Why We Chose the “Less Qualified” Candidate and What It Means for Your Job Search

Written by Brianne Rush | Dec 17, 2025 8:35:27 PM

Every hiring decision tells a story. Recently, my team made one that I haven’t stopped thinking about, mostly because it reveals something every job seeker needs to hear: qualifications get you in the room, but who you are once you’re in the room is what actually moves you forward.

We interviewed two candidates for a role my team has been excited to fill. On paper, one was the obvious choice. Stronger technical skills. More experience. A clean, tidy resume that would make any recruiter sigh with relief.

And yet, we hired the other person.

Here’s why this matters for you, especially if you’re navigating a job search and wondering how to stand out when everyone else seems just as hungry for the role as you are.

The Two Candidates: A Quick Breakdown

Both were smart. Both were eager. Both were technically capable in their own ways. But the difference came down to something more subtle and far more important in today’s workplace.

Candidate A
  • Excellent communicator
  • Strong big-picture thinker
  • Technical skills weren’t as deep
Candidate B
  • Excellent communicator
  • Big-picture thinking was solid
  • A+ technical skills
  •  …and yet, something just felt off

If job searching were only about skills, Candidate B would be signing paperwork right now. But hiring is about more than checking boxes. It’s about building a team that works well together, solves problems, and grows without ego getting in the way.

That’s where things shifted.

PS: You can get the exact strategies I used to land my dream job, earn 4 promotions and 5x my salary straight to your inbox. Subscribe today.

 

The Hidden Red Flags That Cost Her the Job

 

1. Leaving too quickly for reasons that signaled a pattern

Candidate B had only been at her current job a few months and said she wanted to leave because her ideas weren’t being implemented.

Here’s the thing: sharing ideas is great. Wanting to contribute is great. But expecting immediate adoption in your first few months is unrealistic. It takes time to earn trust. Time to understand the business. Time to learn why decisions are made the way they are.

If you talk about your employer like they’re the obstacle instead of the environment you’re learning in, it sends a message you may not realize: You’re not here to collaborate. You’re here to get your way.

2. She dismissed critical feedback

When I asked about the best piece of criticism she had received, she shared the feedback… and immediately told me the person was wrong.

No curiosity. No reflection.

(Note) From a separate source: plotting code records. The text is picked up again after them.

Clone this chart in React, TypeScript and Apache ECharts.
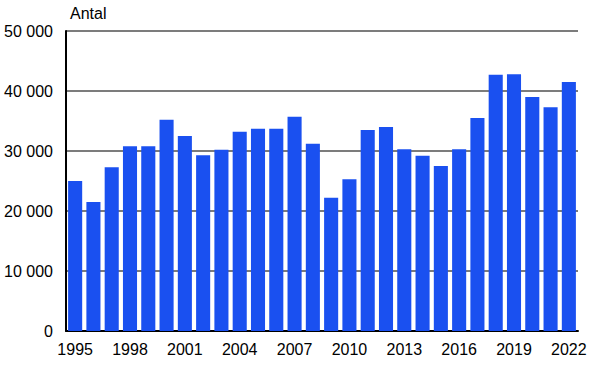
import React, { useEffect, useRef } from "react";
import * as echarts from "echarts";

const years: string[] = [
  "1995", "1996", "1997", "1998", "1999", "2000", "2001", "2002", "2003", "2004",
  "2005", "2006", "2007", "2008", "2009", "2010", "2011", "2012", "2013", "2014",
  "2015", "2016", "2017", "2018", "2019", "2020", "2021", "2022",
];
const antal: number[] = [
  25000, 21500, 27300, 30800, 30800, 35200, 32500, 29300, 30200, 33200,
  33700, 33700, 35700, 31200, 22200, 25300, 33500, 34000, 30300, 29200,
  27500, 30300, 35500, 42700, 42800, 39000, 37300, 41500,
];
const yTicks = { min: 0, max: 50000, interval: 10000 };
const yTitle = "Antal";

const fmt = (v: number) => String(v).replace(/\B(?=(\d{3})+(?!\d))/g, " ");

export default function App() {
  const ref = useRef<HTMLDivElement>(null);
  useEffect(() => {
    document.body.style.margin = "0";
    const chart = echarts.init(ref.current!, null, { renderer: "svg" });
    const font = "Arial, 'Liberation Sans', sans-serif";
    chart.setOption({
      animation: false,
      backgroundColor: "#ffffff",
      textStyle: { fontFamily: font },
      grid: { left: 66, right: 15, top: 31, bottom: 37, containLabel: false },
      graphic: [
        {
          type: "text",
          left: 70,
          top: 5,
          style: { text: yTitle, fontSize: 16, fontFamily: font, fill: "#000" },
        },
      ],
      xAxis: {
        type: "category",
        data: years,
        axisLine: { show: true, lineStyle: { color: "#000", width: 2 } },
        axisTick: { show: false },
        axisLabel: {
          interval: 2,
          color: "#000",
          fontSize: 16,
          fontFamily: font,
          margin: 10,
        },
      },
      yAxis: {
        type: "value",
        min: yTicks.min,
        max: yTicks.max,
        interval: yTicks.interval,
        axisLine: { show: true, lineStyle: { color: "#000", width: 2 } },
        axisTick: { show: false },
        splitLine: { show: true, lineStyle: { color: "#505050", width: 1.5 } },
        axisLabel: {
          color: "#000",
          fontSize: 16,
          fontFamily: font,
          margin: 13,
          formatter: (v: number) => fmt(v),
        },
      },
      series: [
        {
          type: "bar",
          data: antal,
          barCategoryGap: "23%",
          itemStyle: { color: "#1a50f0" },
          z: 3,
        },
      ],
    });
    return () => chart.dispose();
  }, []);
  return <div ref={ref} style={{ width: 593, height: 368 }} />;
}
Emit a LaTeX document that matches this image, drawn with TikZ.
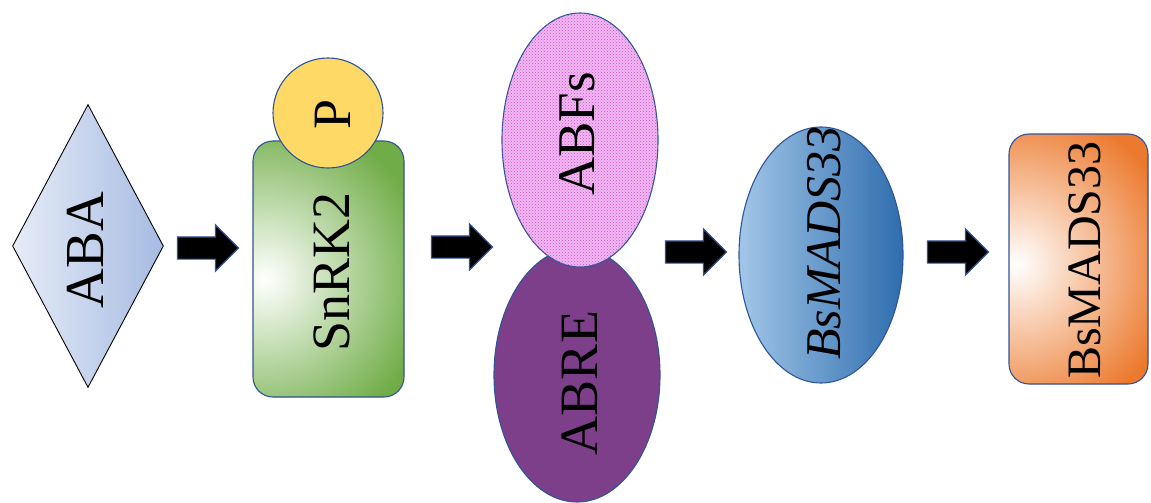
\documentclass[tikz,border=0pt]{standalone}
\usepackage{fontspec}
\setmainfont{Liberation Serif}
\usetikzlibrary{shapes.geometric,shapes.arrows,patterns}
\definecolor{edgeblue}{HTML}{2F5597}
\definecolor{diaL}{HTML}{E6ECF7}
\definecolor{diaR}{HTML}{A6BBE2}
\definecolor{greenO}{HTML}{70AD47}
\definecolor{pyellow}{HTML}{FFD966}
\definecolor{pinkbase}{HTML}{F2B8F2}
\definecolor{pinkpat}{HTML}{CC55D0}
\definecolor{purple}{HTML}{7E3F8A}
\definecolor{blueL}{HTML}{A2C6E8}
\definecolor{blueR}{HTML}{2E6DAE}
\definecolor{orangeO}{HTML}{EC7A2E}
\begin{document}
\begin{tikzpicture}[x=1pt,y=-1pt,
  shapeline/.style={draw=edgeblue,line width=1.1pt},
  lbl/.style={inner sep=0pt,rotate=90,text=black},
  blockarrow/.style={single arrow,draw=edgeblue,fill=black,line width=1.2pt,
    minimum width=0pt,minimum height=61pt,inner xsep=0pt,inner ysep=10.5pt,
    single arrow head extend=12pt,single arrow head indent=0pt}]
\useasboundingbox (0,0) rectangle (1151,503);
% ABA diamond
\node[diamond,draw=black,line width=0.9pt,inner sep=0pt,minimum width=151pt,minimum height=283pt,
  left color=diaL,right color=diaR] (aba) at (88,246) {};
\node[lbl,font=\fontsize{55}{55}\selectfont] (abat) at (85,250) {ABA};
% SnRK2
\node[rectangle,rounded corners=20pt,shapeline,inner sep=0pt,minimum width=151pt,minimum height=256pt,
  fill=greenO,
  path picture={\shade[inner color=white,outer color=greenO] ([xshift=12pt,yshift=-10pt]path picture bounding box.west) circle (165pt);}] (snrk) at (328.5,269) {};
\node[circle,shapeline,fill=pyellow,minimum size=110pt,inner sep=0pt] (p) at (328,113) {};
\node[lbl,font=\fontsize{54}{54}\selectfont] (pt) at (333,114) {P};
\node[lbl,font=\fontsize{54}{54}\selectfont] (snrkt) at (332,272) {SnRK2};
% ABRE and ABFs
\node[ellipse,shapeline,fill=purple,inner sep=0pt,minimum width=166pt,minimum height=254pt] (abre) at (577,375) {};
\node[lbl,font=\fontsize{54}{54}\selectfont] (abret) at (580,383) {ABRE};
\node[ellipse,shapeline,fill=pinkbase,inner sep=0pt,minimum width=156pt,minimum height=254pt,
  postaction={pattern=crosshatch dots,pattern color=pinkpat}] (abfs) at (580,140) {};
\node[lbl,font=\fontsize{53}{53}\selectfont] (abfst) at (577,134) {ABFs};
% BsMADS33 ellipse
\node[ellipse,shapeline,inner sep=0pt,minimum width=164pt,minimum height=256pt,
  left color=blueL,right color=blueR] (mads) at (821,255) {};
\node[lbl,font=\fontsize{50}{50}\selectfont\itshape] (madst) at (824,243) {BsMADS33};
% BsMADS33 rounded rectangle
\node[rectangle,rounded corners=20pt,shapeline,inner sep=0pt,minimum width=139pt,minimum height=250pt,
  fill=orangeO,
  path picture={\shade[inner color=white,outer color=orangeO] ([xshift=8pt,yshift=-5pt]path picture bounding box.west) circle (160pt);}] (gene) at (1078.5,259) {};
\node[lbl,font=\fontsize{48}{48}\selectfont] (genet) at (1085,260) {BsMADS33};
% block arrows
\node[blockarrow] (a1) at (202.5,248) {};
\node[blockarrow] (a2) at (456.5,247) {};
\node[blockarrow] (a3) at (690.5,252) {};
\node[blockarrow] (a4) at (952.5,252) {};
\end{tikzpicture}
\end{document}
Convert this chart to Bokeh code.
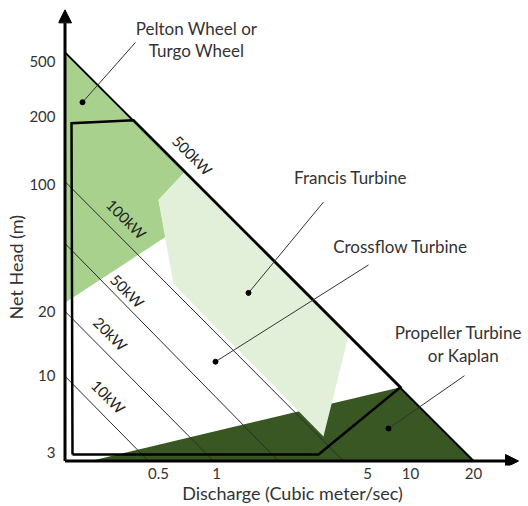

No awareness of how the feedback could be useful.

Feedback is a gift, even when it stings. It means someone believes you’re worth investing in. If you shut that door, you also shut the door on growth.

And companies feel that.

What This Means for Your Own Job Search

Here’s the part I want you to pay attention to:

You can be confident without being rigid. You can be ambitious without being defensive.

Interviews aren’t just about proving what you’ve done. They’re about demonstrating how you’ll show up when things get tough, when someone pushes back, when a team needs you to pause before jumping in.

 

If you want to stand out in interviews, especially early in your career, bring these three things with you:

Confidence without entitlement

Be proud of your ideas. Share them. Show you think big.

But also show that you respect the process, the people, and the learning curve.

Humility that signals growth

A hiring manager wants to know that you can evolve. That you’re coachable. That you don’t crumble the moment someone suggests a different approach.

Evidence that you’re a team player

This doesn’t mean being agreeable. It means being collaborative. Curious. Willing to learn and willing to listen.

Skills matter. But culture fit, attitude, and emotional intelligence matter more than most candidates realize.

How to Apply This to Your Next Interview

Here are some simple ways to communicate humility, teamwork, and self-awareness in your answers:

  • When discussing a previous job challenge, add what you learned from it.
  • When sharing an idea, explain how you’d weigh it against the team’s priorities.
  • When asked about feedback, show reflection, not resistance.
  • When asked why you’re leaving a role, focus on what you’re moving toward, not what you’re running from.

These subtle shifts tell a hiring manager, “I’m someone who can grow, adapt and bring value without making everything about me.”

That’s the kind of candidate teams fight to hire.

You Don’t Have to Be the Most Qualified to Be the Best Fit

The candidate we hired wasn’t the most technically skilled on paper. But she had the qualities that make a team stronger: curiosity, openness, emotional intelligence, and the ability to collaborate without ego.

If you're early in your career, this should feel energizing. You don’t need a perfect resume to get hired. You just need to show who you are and how you work with others.

Your soft skills, your character, and your emotional intelligence are not fluff. They are the deciding factors more often than you realize.

So as you prepare for your next interview, remember this:

Show your strengths.

Own your story.

But let your humility speak just as loudly as your ambition.

That balance is what gets you hired.